UK media do the ‘what’ much better than the ‘why’

People shrouded in smoke walk through rubble

People look through rubble after an Israeli airstrike on Rafah in the southern Gaza Strip on 12 October

Ahmed Tawfeq APA images

The underlying thread of British media coverage of the Gaza crisis so far was summed up for me on Sunday, after the first 24 hours of an unprecedented breakout by the resistance forces of Hamas: a BBC Radio Four presenter asked an Israeli spokesman to comment on Hamas’ “unprovoked attack.”

These were BBC words. The former senior Labour cabinet minister, Jack Straw, used the same “unprovoked” formula the next day, unchallenged, on the BBC Radio 4 programme PM.

Most of the mainstream media coverage, print and broadcast, in the UK from then on can be seen in this light. After 56 years of widening military occupation of Palestinian land, and 75 years after the Nakba created the refugee bulk of the now 2.3 million strong Gaza population, our best and brightest British pundits and broadcasters still don’t get it.

Armed occupation breeds resistance; armed resistance is both inevitable, legal and very often very bloody, though no bloodier than what the Israeli forces have carried out since 1967. Hamas kidnaps, of course, while Israel captures, in British newspeak.

Wherever one looked this past week, the main theme was senseless “terrorism” and its results.

For the popular and rightwing media, most of the debate was about the word itself. Should the BBC use it? (Thankfully, not yet, unless in the mouths of others).

The King used the word, said the Daily Mail and the Telegraph, why not the BBC?

Unfortunately, the crassness of these arguments dominated much of the written media and had to be reflected by the broadcasters.

This first week has been dominated by the phenomenal Israeli civilian and military casualties near Gaza. With media access to Gaza itself severely restricted and waves of gullible Western reporters in the clutches of the Israeli press relations system it has been no surprise that the phoney story of beheaded babies, still unconfirmed, has dominated headlines and coverage.

The Times of London used its columns to cast Palestinians and their supporters as “hate merchants”. If you wave a Palestinian flag you are apparently in favor of chopping babies’ heads off.

Inevitably there has been scaremongering talk of anti-Semitism, with Jew-hating hordes stalking our British streets — “celebrating the atrocities” committed by Hamas terrorists.
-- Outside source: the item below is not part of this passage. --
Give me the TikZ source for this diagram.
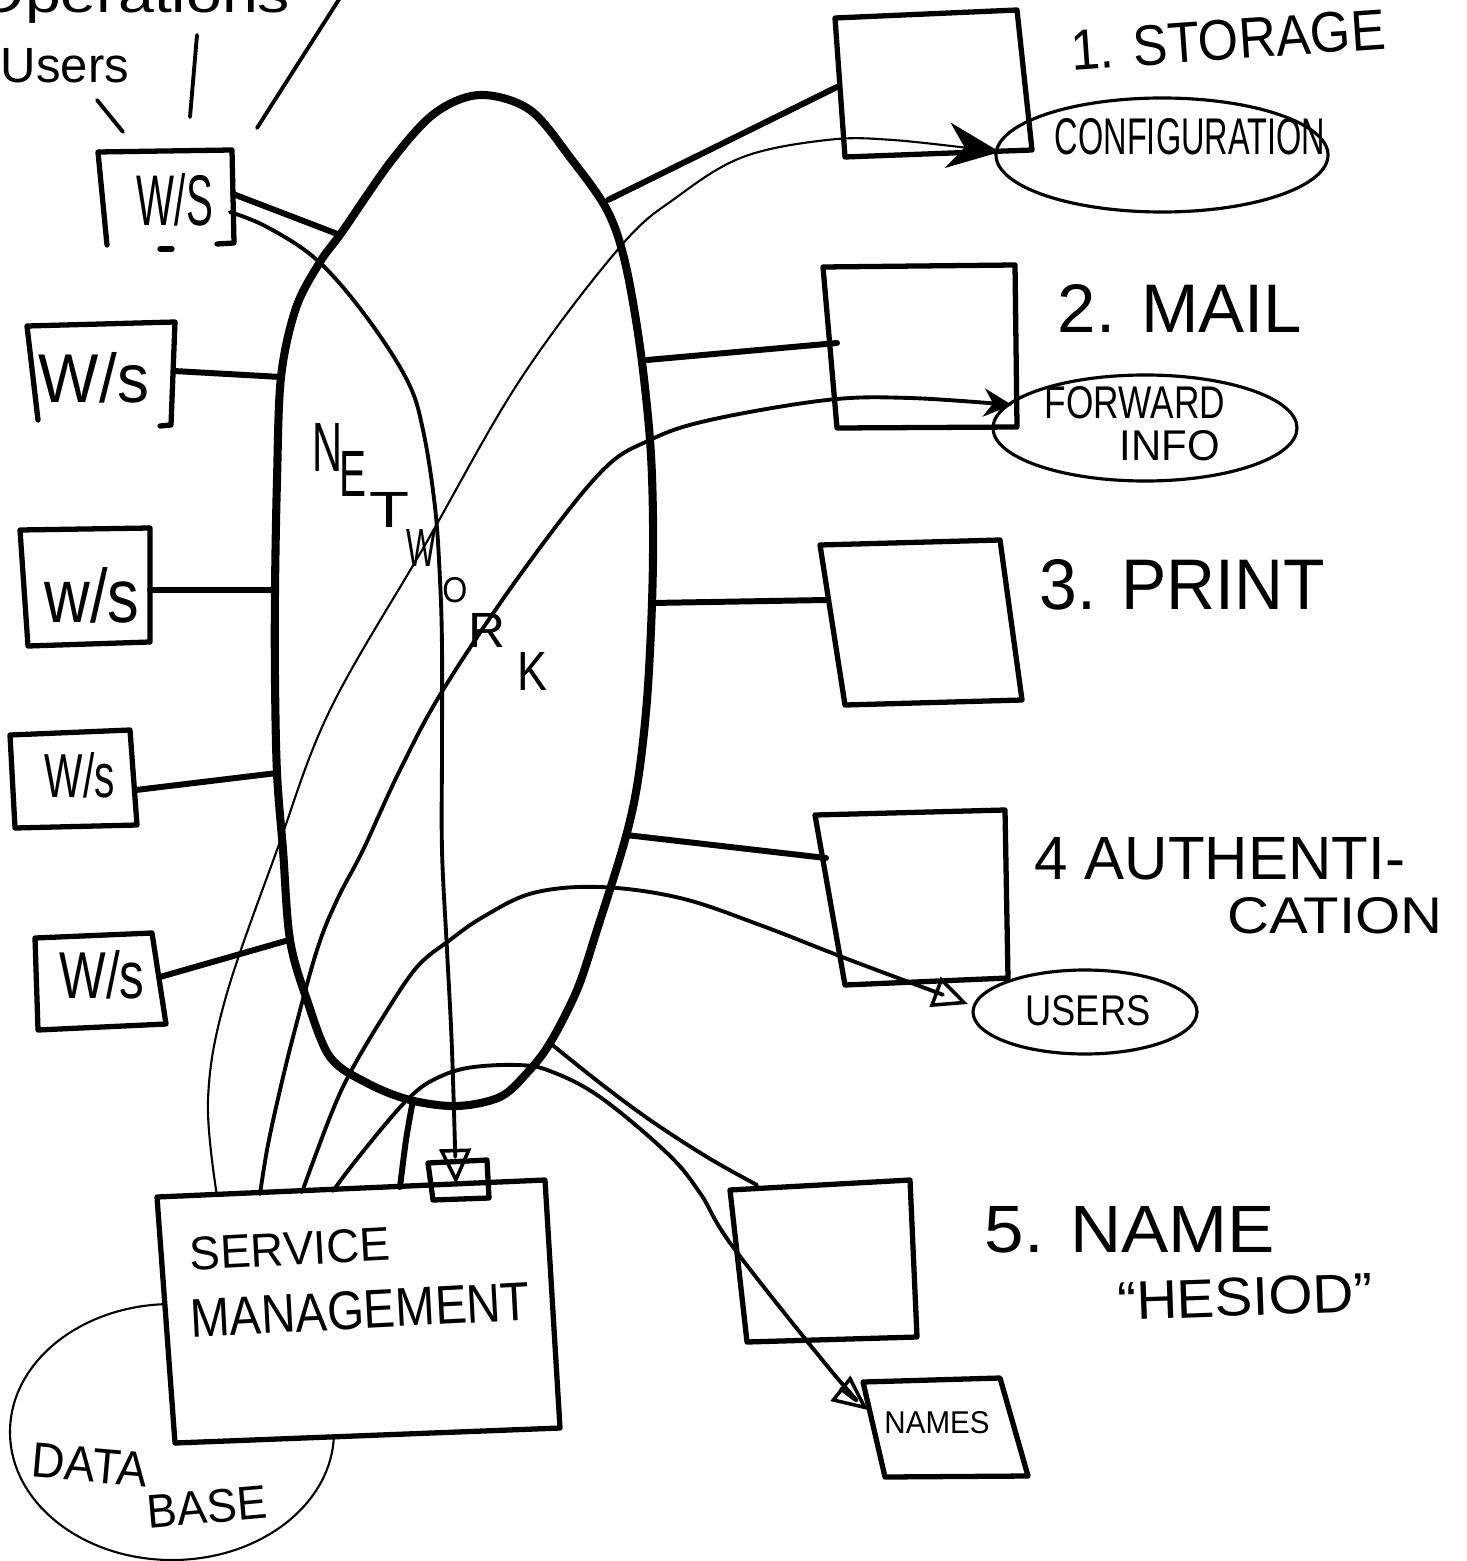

This lunatic phase will pass, however, for al-Jazeera ( to which most British who want proper TV coverage have to turn) but also the BBC, Channel 4, ITV, Sky, and even the more sober broadsheets are looking ahead to the Israeli onslaught that has already taken more than 1,000 Gaza lives, and will take many more at unknowable cost and intensity.

Some are, like the Financial Times, already asking why?

Some media matters have improved: Agence France Presse has a large bureau in Gaza, as does al-Jazeera, but the BBC, ITN, Channel 4, Reuter and AP are also strong there, their news teams all Palestinian, all incredibly brave, and all of them measured, implacable and accurate , in contrast to the hysterical tone of much of the broadcasting, editorialising and commentary in Israel and in the West.

As for our crass political leaders, they have so far uttered nothing one couldn’t read in a Daily Mail or Sun rant. Their emphasis on Israeli suffering without mention of Palestinian death and destruction should have been picked up by the UK media, but was not, anywhere. With what must unfold in Gaza this must surely change, for it is immoral and pigheaded.

Sense on Gaza can be found in the newspapers. Peter Beaumont, in The Guardian, a former Jerusalem correspondent, writes intelligently about Hamas’s rise and its recent turn to a policy of “all-out war”.

Also in The Guardian, an Israeli commentator blames the Palestinians for wrecking the peace process — a major feat of counter-intuition. But on Tuesday, the same newspaper published a brilliant piece by the Israeli-British writer and comedian Daphna Baram, who did answer the question, why?

She was in Jerusalem at the weekend, she wrote, as the catastrophe unfolded, and noted “what we couldn’t imagine, but always knew: that if you keep 2 million people in the largest concentration camp on Earth and bomb to death thousands of them on occasion, you create a volcano that is bound to erupt in your face one day, causing horrific atrocities in its wake.”

Baram drew our attention to the crisis to come, for Gaza, but also now for Israel, which faces for the first time the facts of its own inadequacy, insecurity , and lack of any serious purpose other than to take more and more Palestinian land and keep it.

Much of the reporting of the British media, including the BBC, has been sensible and even profound, albeit hidden behind the screech and screen of pro-Israeli sensationalism and fear-mongering.

In the days ahead we shall see, hear and read better and more balanced coverage as these epochal events envelop all the people of Palestine and Israel, raising questions of state, security and morality that no-one yet has asked, let alone tried to answer.

Tim Llewellyn is a former BBC Middle East Correspondent. He lives in London.